--- start of RECORDED INFORMATION ---
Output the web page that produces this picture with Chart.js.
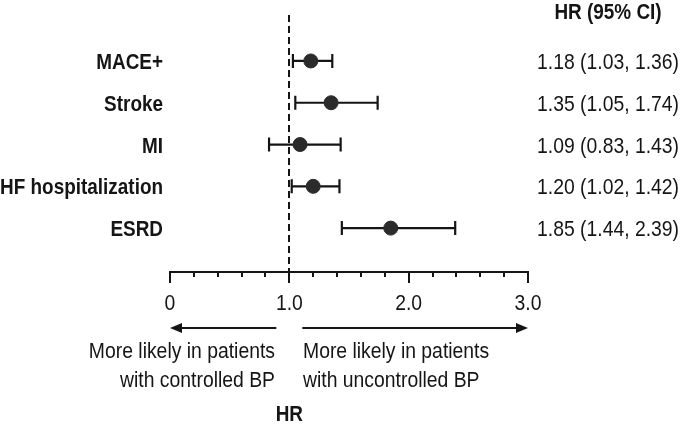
<!DOCTYPE html>
<html>
<head>
<meta charset="utf-8">
<script src="https://cdn.jsdelivr.net/npm/chart.js@4"></script>
<style>
  html, body { margin: 0; padding: 0; background: #fff; }
  #wrap { width: 680px; height: 424px; position: relative; }
</style>
</head>
<body>
<div id="wrap"><canvas id="forest"></canvas></div>
<script>
// Forest plot data (HR with 95% CI)
const outcomes = ['MACE+', 'Stroke', 'MI', 'HF hospitalization', 'ESRD'];
const hr = [1.18, 1.35, 1.09, 1.20, 1.85];
const ciLow = [1.03, 1.05, 0.83, 1.02, 1.44];
const ciHigh = [1.36, 1.74, 1.43, 1.42, 2.39];
const xTickValues = [0, 1, 2, 3];
const xTickLabels = ['0', '1.0', '2.0', '3.0'];
const minorStep = 0.2;
const refLine = 1.0;

const FONT = '"Liberation Sans", Arial, sans-serif';
const INK = '#151515';
const DOT = '#2b2b2b';

const points = hr.map((v, i) => ({ x: v, y: i }));

// condensed-looking text: squeeze horizontally around the anchor
function text(ctx, str, x, y, font, align, sx) {
  ctx.save();
  ctx.font = font;
  ctx.textAlign = align;
  ctx.textBaseline = 'alphabetic';
  ctx.translate(x, y);
  ctx.scale(sx, 1);
  ctx.fillText(str, 0, 0);
  ctx.restore();
}

const BOLD = 'bold 22px ' + FONT;
const REG = '22px ' + FONT;
const BSX = 0.86, RSX = 0.88;

// draws everything around the points: CI bars, reference line, labels, axis
const forestPlugin = {
  id: 'forest',
  beforeDatasetsDraw(chart) {
    const { ctx, chartArea } = chart;
    const xs = chart.scales.x, ys = chart.scales.y;
    ctx.save();

    // dashed reference line at HR = 1
    const rx = Math.round(xs.getPixelForValue(refLine));
    ctx.strokeStyle = INK;
    ctx.lineWidth = 2;
    ctx.setLineDash([7, 4]);
    ctx.beginPath();
    ctx.moveTo(rx, chartArea.top);
    ctx.lineTo(rx, chartArea.bottom);
    ctx.stroke();
    ctx.setLineDash([]);

    // confidence intervals
    ctx.lineWidth = 2.2;
    outcomes.forEach((_, i) => {
      const y = ys.getPixelForValue(i);
      const x1 = xs.getPixelForValue(ciLow[i]);
      const x2 = xs.getPixelForValue(ciHigh[i]);
      ctx.beginPath();
      ctx.moveTo(x1, y); ctx.lineTo(x2, y);
      ctx.moveTo(x1, y - 7); ctx.lineTo(x1, y + 7);
      ctx.moveTo(x2, y - 7); ctx.lineTo(x2, y + 7);
      ctx.stroke();
    });
    ctx.restore();
  },
  afterDraw(chart) {
    const { ctx, chartArea } = chart;
    const xs = chart.scales.x, ys = chart.scales.y;
    ctx.save();
    ctx.fillStyle = INK;
    ctx.strokeStyle = INK;

    // row labels + HR (95% CI) column
    outcomes.forEach((lab, i) => {
      const y = ys.getPixelForValue(i) + 8;
      text(ctx, lab, 163, y, BOLD, 'right', BSX);
      const txt = hr[i].toFixed(2) + ' (' + ciLow[i].toFixed(2) + ', ' + ciHigh[i].toFixed(2) + ')';
      text(ctx, txt, 537, y, REG, 'left', RSX);
    });
    text(ctx, 'HR (95% CI)', 608, 19, BOLD, 'center', BSX);

    // x axis
    const ay = chartArea.bottom;
    const left = xs.getPixelForValue(xTickValues[0]);
    const right = xs.getPixelForValue(xTickValues[xTickValues.length - 1]);
    ctx.lineWidth = 2;
    ctx.beginPath();
    ctx.moveTo(left - 1, ay); ctx.lineTo(right + 1, ay);
    const nMinor = Math.round((xs.max - xs.min) / minorStep);
    for (let k = 0; k <= nMinor; k++) {
      const v = xs.min + k * minorStep;
      const px = Math.round(xs.getPixelForValue(v));
      const major = xTickValues.some(t => Math.abs(t - v) < 1e-6);
      ctx.moveTo(px, ay);
      ctx.lineTo(px, ay + (major ? 11 : 5));
    }
    ctx.stroke();
    xTickValues.forEach((v, i) => text(ctx, xTickLabels[i], xs.getPixelForValue(v), ay + 38, REG, 'center', RSX));

    // direction arrows
    const arrowY = ay + 56;
    const drawArrow = (from, to) => {
      const dir = Math.sign(to - from);
      ctx.beginPath();
      ctx.moveTo(from, arrowY); ctx.lineTo(to - dir * 8, arrowY);
      ctx.stroke();
      ctx.beginPath();
      ctx.moveTo(to, arrowY);
      ctx.lineTo(to - dir * 12, arrowY - 5);
      ctx.lineTo(to - dir * 12, arrowY + 5);
      ctx.closePath();
      ctx.fill();
    };
    ctx.lineWidth = 2;
    drawArrow(xs.getPixelForValue(refLine) - 13, left);
    drawArrow(xs.getPixelForValue(refLine) + 13, right);

    text(ctx, 'More likely in patients', 275, ay + 86, REG, 'right', RSX);
    text(ctx, 'with controlled BP', 275, ay + 115, REG, 'right', RSX);
    text(ctx, 'More likely in patients', 303, ay + 86, REG, 'left', RSX);
    text(ctx, 'with uncontrolled BP', 303, ay + 115, REG, 'left', RSX);

    text(ctx, 'HR', xs.getPixelForValue(refLine), ay + 149, BOLD, 'center', BSX);
    ctx.restore();
  }
};

new Chart(document.getElementById('forest'), {
  type: 'scatter',
  data: {
    datasets: [{
      data: points,
      backgroundColor: DOT,
      borderColor: DOT,
      pointRadius: 7,
      pointHoverRadius: 7
    }]
  },
  options: {
    responsive: true,
    maintainAspectRatio: false,
    animation: false,
    layout: { padding: { left: 170, right: 152, top: 15, bottom: 152 } },
    plugins: { legend: { display: false }, tooltip: { enabled: false } },
    scales: {
      x: { type: 'linear', min: 0, max: 3, display: false },
      y: { type: 'linear', min: -1.1, max: 5.05, reverse: true, display: false }
    }
  },
  plugins: [forestPlugin]
});
</script>
</body>
</html>
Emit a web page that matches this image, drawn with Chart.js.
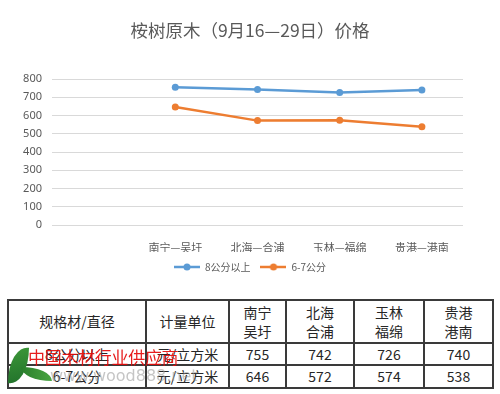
--- end of RECORDED INFORMATION ---
## DIRECTIONS FOR THIS TASK:
Except for the pictures, give all the material above again verbatim.

## THE COMPLETED TASK:
Output the web page that produces this picture with Chart.js.
<!DOCTYPE html>
<html>
<head>
<meta charset="utf-8">
<script src="https://cdn.jsdelivr.net/npm/chart.js@4"></script>
<style>
  html, body { margin: 0; padding: 0; background: #fff; }
  #wrap { width: 680px; height: 424px; position: relative; }
</style>
</head>
<body>
<div id="wrap"><canvas id="forest"></canvas></div>
<script>
// Forest plot data (HR with 95% CI)
const outcomes = ['MACE+', 'Stroke', 'MI', 'HF hospitalization', 'ESRD'];
const hr = [1.18, 1.35, 1.09, 1.20, 1.85];
const ciLow = [1.03, 1.05, 0.83, 1.02, 1.44];
const ciHigh = [1.36, 1.74, 1.43, 1.42, 2.39];
const xTickValues = [0, 1, 2, 3];
const xTickLabels = ['0', '1.0', '2.0', '3.0'];
const minorStep = 0.2;
const refLine = 1.0;

const FONT = '"Liberation Sans", Arial, sans-serif';
const INK = '#151515';
const DOT = '#2b2b2b';

const points = hr.map((v, i) => ({ x: v, y: i }));

// condensed-looking text: squeeze horizontally around the anchor
function text(ctx, str, x, y, font, align, sx) {
  ctx.save();
  ctx.font = font;
  ctx.textAlign = align;
  ctx.textBaseline = 'alphabetic';
  ctx.translate(x, y);
  ctx.scale(sx, 1);
  ctx.fillText(str, 0, 0);
  ctx.restore();
}

const BOLD = 'bold 22px ' + FONT;
const REG = '22px ' + FONT;
const BSX = 0.86, RSX = 0.88;

// draws everything around the points: CI bars, reference line, labels, axis
const forestPlugin = {
  id: 'forest',
  beforeDatasetsDraw(chart) {
    const { ctx, chartArea } = chart;
    const xs = chart.scales.x, ys = chart.scales.y;
    ctx.save();

    // dashed reference line at HR = 1
    const rx = Math.round(xs.getPixelForValue(refLine));
    ctx.strokeStyle = INK;
    ctx.lineWidth = 2;
    ctx.setLineDash([7, 4]);
    ctx.beginPath();
    ctx.moveTo(rx, chartArea.top);
    ctx.lineTo(rx, chartArea.bottom);
    ctx.stroke();
    ctx.setLineDash([]);

    // confidence intervals
    ctx.lineWidth = 2.2;
    outcomes.forEach((_, i) => {
      const y = ys.getPixelForValue(i);
      const x1 = xs.getPixelForValue(ciLow[i]);
      const x2 = xs.getPixelForValue(ciHigh[i]);
      ctx.beginPath();
      ctx.moveTo(x1, y); ctx.lineTo(x2, y);
      ctx.moveTo(x1, y - 7); ctx.lineTo(x1, y + 7);
      ctx.moveTo(x2, y - 7); ctx.lineTo(x2, y + 7);
      ctx.stroke();
    });
    ctx.restore();
  },
  afterDraw(chart) {
    const { ctx, chartArea } = chart;
    const xs = chart.scales.x, ys = chart.scales.y;
    ctx.save();
    ctx.fillStyle = INK;
    ctx.strokeStyle = INK;

    // row labels + HR (95% CI) column
    outcomes.forEach((lab, i) => {
      const y = ys.getPixelForValue(i) + 8;
      text(ctx, lab, 163, y, BOLD, 'right', BSX);
      const txt = hr[i].toFixed(2) + ' (' + ciLow[i].toFixed(2) + ', ' + ciHigh[i].toFixed(2) + ')';
      text(ctx, txt, 537, y, REG, 'left', RSX);
    });
    text(ctx, 'HR (95% CI)', 608, 19, BOLD, 'center', BSX);

    // x axis
    const ay = chartArea.bottom;
    const left = xs.getPixelForValue(xTickValues[0]);
    const right = xs.getPixelForValue(xTickValues[xTickValues.length - 1]);
    ctx.lineWidth = 2;
    ctx.beginPath();
    ctx.moveTo(left - 1, ay); ctx.lineTo(right + 1, ay);
    const nMinor = Math.round((xs.max - xs.min) / minorStep);
    for (let k = 0; k <= nMinor; k++) {
      const v = xs.min + k * minorStep;
      const px = Math.round(xs.getPixelForValue(v));
      const major = xTickValues.some(t => Math.abs(t - v) < 1e-6);
      ctx.moveTo(px, ay);
      ctx.lineTo(px, ay + (major ? 11 : 5));
    }
    ctx.stroke();
    xTickValues.forEach((v, i) => text(ctx, xTickLabels[i], xs.getPixelForValue(v), ay + 38, REG, 'center', RSX));

    // direction arrows
    const arrowY = ay + 56;
    const drawArrow = (from, to) => {
      const dir = Math.sign(to - from);
      ctx.beginPath();
      ctx.moveTo(from, arrowY); ctx.lineTo(to - dir * 8, arrowY);
      ctx.stroke();
      ctx.beginPath();
      ctx.moveTo(to, arrowY);
      ctx.lineTo(to - dir * 12, arrowY - 5);
      ctx.lineTo(to - dir * 12, arrowY + 5);
      ctx.closePath();
      ctx.fill();
    };
    ctx.lineWidth = 2;
    drawArrow(xs.getPixelForValue(refLine) - 13, left);
    drawArrow(xs.getPixelForValue(refLine) + 13, right);

    text(ctx, 'More likely in patients', 275, ay + 86, REG, 'right', RSX);
    text(ctx, 'with controlled BP', 275, ay + 115, REG, 'right', RSX);
    text(ctx, 'More likely in patients', 303, ay + 86, REG, 'left', RSX);
    text(ctx, 'with uncontrolled BP', 303, ay + 115, REG, 'left', RSX);

    text(ctx, 'HR', xs.getPixelForValue(refLine), ay + 149, BOLD, 'center', BSX);
    ctx.restore();
  }
};

new Chart(document.getElementById('forest'), {
  type: 'scatter',
  data: {
    datasets: [{
      data: points,
      backgroundColor: DOT,
      borderColor: DOT,
      pointRadius: 7,
      pointHoverRadius: 7
    }]
  },
  options: {
    responsive: true,
    maintainAspectRatio: false,
    animation: false,
    layout: { padding: { left: 170, right: 152, top: 15, bottom: 152 } },
    plugins: { legend: { display: false }, tooltip: { enabled: false } },
    scales: {
      x: { type: 'linear', min: 0, max: 3, display: false },
      y: { type: 'linear', min: -1.1, max: 5.05, reverse: true, display: false }
    }
  },
  plugins: [forestPlugin]
});
</script>
</body>
</html>
Emit a web page that matches this image, drawn with Chart.js.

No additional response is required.